In all honesty, I'd say that the quality difference potential between a good and a great interface would be swamped by the real-world acoustics plus the non-linearities of the mic capsules. I do not have your wide expertise in recording and don't pretend to - but I am reasonably aware of what good recorded music should sound like and believe that from an equipment perspective it was as good as it needed to be in the given acoustics. The biggest issue is going to be avoiding coloration from the room and you'll see a thread currently running on that very subject here (http://www.harbeth.co.uk/usergroup/showthread.php?318-Adjusting-Room-sound-using-material-damping-methods-%28not-DSP%29).

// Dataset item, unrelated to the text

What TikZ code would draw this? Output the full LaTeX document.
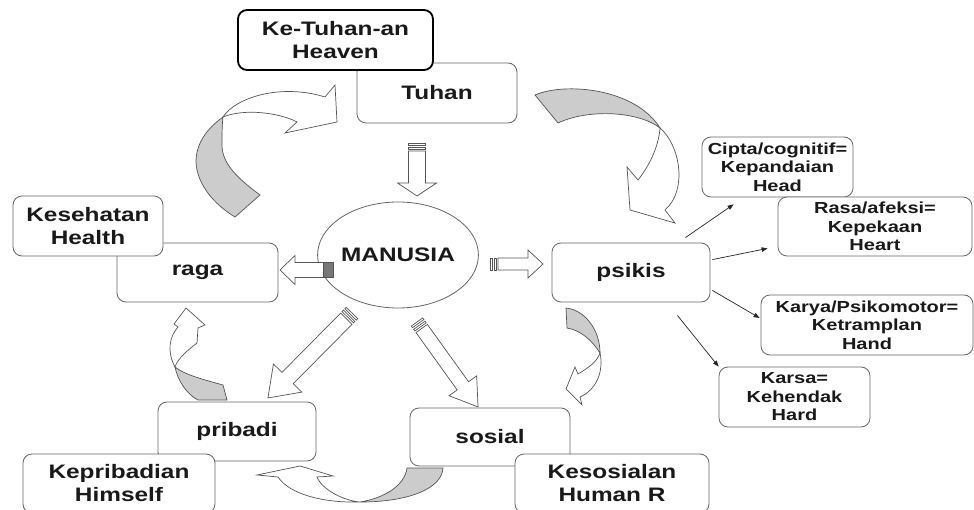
\documentclass[tikz,border=0pt]{standalone}
\usepackage{fontspec}
\setmainfont{Liberation Sans}
\newfontfamily\lbl[FakeStretch=1.25]{Liberation Sans}
\usetikzlibrary{shapes.geometric,arrows.meta,calc}
\definecolor{linegray}{HTML}{555555}
\definecolor{boxgray}{HTML}{666666}
\definecolor{shade}{HTML}{CCCCCC}
\definecolor{tailgray}{HTML}{777777}
\tikzset{
 box/.style={draw=boxgray, line width=0.8pt, fill=white, rounded corners=9pt, inner sep=0pt, align=center, text=black!90, font=\lbl\bfseries\fontsize{19.5}{23}\selectfont},
 smallbox/.style={box, font=\lbl\bfseries\fontsize{16}{18.5}\selectfont},
 heavenbox/.style={box, draw=black, line width=1.8pt},
 hub/.style={ellipse, draw=boxgray, line width=0.8pt, fill=white, inner sep=0pt, minimum width=126pt, minimum height=106pt, text=black!90, font=\lbl\bfseries\fontsize{19.5}{23}\selectfont},
 thinarr/.style={-{Triangle[length=6pt,width=4.5pt]}, line width=0.7pt, draw=black!85},
 blockline/.style={draw=linegray, line width=0.7pt, fill=white},
 backface/.style={draw=linegray, line width=0.7pt, fill=shade},
 frontface/.style={draw=linegray, line width=0.7pt, fill=white},
}
% #1 x, #2 y, #3 angle, #4 length, #5 shaft half width, #6 head half width, #7 head length, #8 body start
\newcommand\blockarr[8]{%
 \begin{scope}[shift={(#1,#2)}, rotate=#3]
 \draw[blockline] (#8,-#5) -- ({#4-#7},-#5) -- ({#4-#7},-#6) -- (#4,0) -- ({#4-#7},#6) -- ({#4-#7},#5) -- (#8,#5) -- cycle;
 \end{scope}}
\newcommand\stripes[2]{% #1 shaft half width, #2 scope options
 \begin{scope}[#2]
 \draw[blockline] (0,-#1) -- (2,-#1) -- (2,#1) -- (0,#1) -- cycle;
 \draw[blockline] (4,-#1) -- (6,-#1) -- (6,#1) -- (4,#1) -- cycle;
 \end{scope}}
\begin{document}
\begin{tikzpicture}[x=1pt,y=-1pt]
\useasboundingbox (0,0) rectangle (974,510);
\clip (0,0) rectangle (974,510);
\fill[white] (0,0) rectangle (974,510);

% boxes
\node[box, minimum width=160pt, minimum height=60pt] (tuhan) at (437,93) {Tuhan};
\node[heavenbox, minimum width=195pt, minimum height=60pt] (ketuhanan) at (335.5,40) {Ke-Tuhan-an\\Heaven};
\node[box, minimum width=161pt, minimum height=59pt] (raga) at (197.5,272.5) {raga};
\node[box, minimum width=150pt, minimum height=60pt] (kesehatan) at (88,226) {Kesehatan\\Health};
\node[box, minimum width=158pt, minimum height=59pt] (pribadi) at (237,431.5) {pribadi};
\node[box, minimum width=192pt, minimum height=59pt] (kepribadian) at (119,483.5) {Kepribadian\\Himself};
\node[box, minimum width=160pt, minimum height=58pt] (sosial) at (490,437) {sosial};
\node[box, minimum width=194pt, minimum height=59pt] (kesosialan) at (612,483.5) {Kesosialan\\Human R};
\node[box, minimum width=158pt, minimum height=59pt] (psikis) at (631,272.5) {psikis};
\node[smallbox, minimum width=151pt, minimum height=60pt] (cipta) at (777.5,167) {Cipta/cognitif=\\Kepandaian\\Head};
\node[smallbox, minimum width=194pt, minimum height=59pt] (rasa) at (875,226.5) {Rasa/afeksi=\\Kepekaan\\Heart};
\node[smallbox, minimum width=212pt, minimum height=60pt] (karya) at (867,325) {Karya/Psikomotor=\\Ketramplan\\Hand};
\node[smallbox, minimum width=151pt, minimum height=60pt] (karsa) at (794.5,397) {Karsa=\\Kehendak\\Hard};
\node[hub] (manusia) at (398,255) {MANUSIA};

% thin arrows from psikis
\draw[thinarr] ([xshift=-25pt,yshift=5pt]psikis.north east) -- ([xshift=32pt,yshift=-7pt]cipta.south west);
\draw[thinarr] ([xshift=2pt,yshift=-17pt]psikis.north east) -- ([xshift=-10pt,yshift=8pt]rasa.south west);
\draw[thinarr] ([xshift=2pt,yshift=12pt]psikis.south east) -- ([xshift=-1pt,yshift=7pt]karya.west);
\draw[thinarr] ([xshift=-33pt,yshift=-13pt]psikis.south east) -- (karsa.north west);

% block arrows
\blockarr{417}{143}{-90}{53}{8.5}{19.5}{13}{8}
\stripes{8.5}{shift={(417,143)},rotate=-90}
\blockarr{333}{270}{180}{53}{7.5}{14.5}{15}{0}
\begin{scope}[shift={(333,270)},rotate=180]
 \draw[line width=0.7pt, draw=linegray, fill=tailgray] (0,-7.5) -- (10,-7.5) -- (10,7.5) -- (0,7.5) -- cycle;
\end{scope}
\blockarr{490}{264}{0}{53}{6}{14}{15}{8}
\stripes{6}{shift={(490,264)},rotate=0}
\blockarr{352}{313}{-134.7}{119.5}{8}{20}{28}{8}
\stripes{8}{shift={(352,313)},rotate=-134.7}
\blockarr{417}{322}{-54.3}{104.6}{7}{17}{26}{8}
\stripes{7}{shift={(417,322)},rotate=-54.3}

% curved arrow: raga -> Tuhan
\draw[backface] (223,117) .. controls (205,130) and (196,145) .. (196,162) .. controls (197,185) and (215,205) .. (235,217) -- (260,195) .. controls (240,180) and (222,165) .. (222,145) .. controls (222,135) and (222,125) .. (223,117) -- cycle;
\draw[frontface] (223,117) .. controls (235,98) and (280,83) .. (325,97) -- (335,85) -- (337,122) -- (285,133) -- (297,122) .. controls (280,113) and (245,108) .. (223,117) -- cycle;

% curved arrow: Tuhan -> psikis
\draw[backface] (535,95) .. controls (565,82) and (635,88) .. (660,128) .. controls (640,112) and (590,108) .. (558,123) -- cycle;
\draw[frontface] (660,128) .. controls (680,145) and (688,190) .. (665,210) -- (675,223) -- (630,210) -- (627,167) -- (638,180) .. controls (650,165) and (659,145) .. (660,128) -- cycle;

% curved arrow: psikis -> sosial
\draw[backface] (566,308) .. controls (585,310) and (600,330) .. (600,353) .. controls (592,340) and (580,330) .. (567,328) -- cycle;
\draw[frontface] (600,353) .. controls (604,372) and (596,390) .. (580,397) -- (582,405) -- (566,389) -- (575,367) -- (578,374) .. controls (588,368) and (597,362) .. (600,353) -- cycle;

% curved arrow: sosial -> pribadi
\draw[backface] (407,468) -- (443,468) .. controls (442,488) and (410,502) .. (360,502) .. controls (385,498) and (405,485) .. (407,468) -- cycle;
\draw[frontface] (360,502) .. controls (325,503) and (290,495) .. (278,477) -- (257,475) -- (300,466) -- (333,476) -- (317,477) .. controls (322,490) and (345,501) .. (360,502) -- cycle;

% curved arrow: pribadi -> raga
\draw[backface] (175,367) .. controls (178,382) and (188,395) .. (198,400) -- (227,400) -- (223,385) .. controls (205,380) and (185,375) .. (175,367) -- cycle;
\draw[frontface] (175,367) .. controls (167,352) and (169,337) .. (178,327) -- (174,324) -- (186,308) -- (205,325) -- (198,328) -- (197,343) .. controls (188,350) and (178,358) .. (175,367) -- cycle;
\end{tikzpicture}
\end{document}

I would of course have preferred using omnidirectional mics for their natural sound - or ribbon figure-of-8s - but a test with the fig8s revealed an unmanageable pick-up of the acoustic space (as you would expect in an ordinary room) so that was that. I have a stock of several B&K reference microphones (all omnis) but they will have to wait for another event, in a much larger acoustic. Given the significant limitations of the acoustic space, I made sure that there was negligible acoustic breakthrough between the guitar and Helen so that in post production there is maximum flexibility.
21-12-2010, 12:26 PM
Thanks for the answers. I realise that this is still an experiment and it's really great that you're able to share the adventure of doing this with us. Finding the perfect room to record in is more than half the battle. For me there is nothing worse than fighting a poor room in post, its mostly a no win situation and the room you used wasn't at all that bad. The proliferation of sound cards designed for home studios and mp3 production has lowered what your average person in the street (not Harbeth customers!) deem as acceptable audio quality significantly and a simple non-scientific listening test between various cards can provide really surprising results. On a slightly different note you may find this site both useful and interesting http://www.pleasurizemusic.com/
... Finding the perfect room to record in is more than half the battle....Yes, I'm very much aware of this. As mentioned in the room treatment thread, the problem is not (just) the overall reverberation decay - which may not be unpleasant, may even be desirable - but those 'hot' frequency bands which you can't suppress at the recording and as you say, no amount of post production can completely conceal.
Due to the snow I can't actually get over to the recording room to collect the recording but hopefully over the break I'll be able to see if it is usable. I am very glad that I didn't make it as an X-Y recording.